Its been well over a month since we returned from New Zealand. We were on our trip for 6 weeks but it feels now like a blink of an eye - something so fleeting that it is difficult to grasp. As you know from previous posts it was an amazing trip, an experience that Julie and I will treasure forever. If you ever get a chance to leave it all behind and travel the world a bit, please don't hesitate. It's worth it.
When we last left you we had just completed the best (and by far longest) hike of our lives down in Milford. From Milford we boarded a bus for the 3 hr trek back to Queenstown. Queenstown is the capital of sorts for the lower portion of the South Island and has been made famous as the 'adventure sport' capital of the world. Here you can bungy jump, skydive, parasail, luge, jetboat, white water raft, and whatever other crazy thing you can think of. Everywhere you go there are tour operators, gear shops, and bars to get you drunk enough to do one of these things.
The other side of Queenstown is its lovely location - along one of NZ's largest lakes, ringed by majestic mountains (most notably the Remarkables, home of some of the best skiing in NZ), with plenty of parkland by the lake to soak it all in.
Unsurprisingly, Jules and I concentrated more on the latter part of Queenstown for the two days we were there at the end of our trip, while sampling the former. Check out the pics...
After Queenstown we flew back up to Auckland and immediately hopped in a car to drive up to the 'Northland', the dramatic spit of land at the tip of the North Island. This area is renowed for its beachs and sunny climes...and apparently its thunderstorms. We had constant rain while we visited, but hey it was still a good time.

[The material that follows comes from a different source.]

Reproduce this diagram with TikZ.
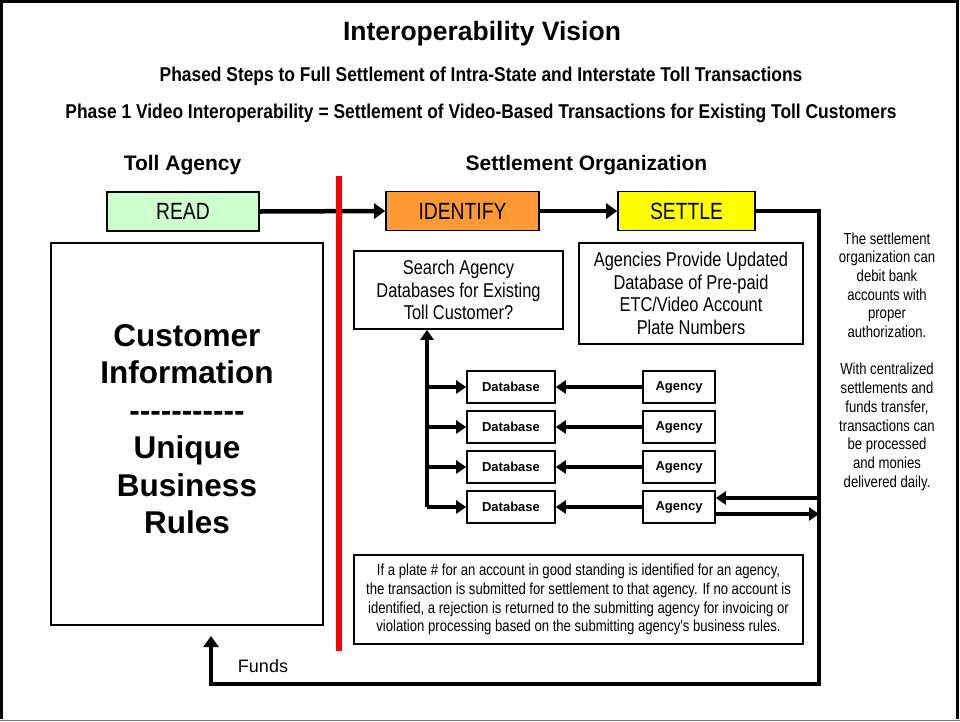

The main purpose of our trip was to see the giant Kauri trees. These are the second most massive trees on earth after the Sequoias in Cali. The trees didn't disappoint - some were as wide as the biggest sequoias though not as tall. Just these squat behemoths. Pretty cool.
So in the raining north, which is supposed to be the sunny north, we ended our epic journey. We flew home with few difficulties, besides lugging the australian wine that Jules spoted at the duty free store. Keep that girl away from duty free wine, yikes. :)
...Now, six months later, trying to finish the post with a quick comment!
Hard to put a capstone on the trip which is why this post never got finished. A trip of a lifetime. Absolutely. A surreal dream, something that seems apart of someone else's life, certainly not the humdrum normality of our everday. Hmm, a bit melodramatic perhaps. So no more words.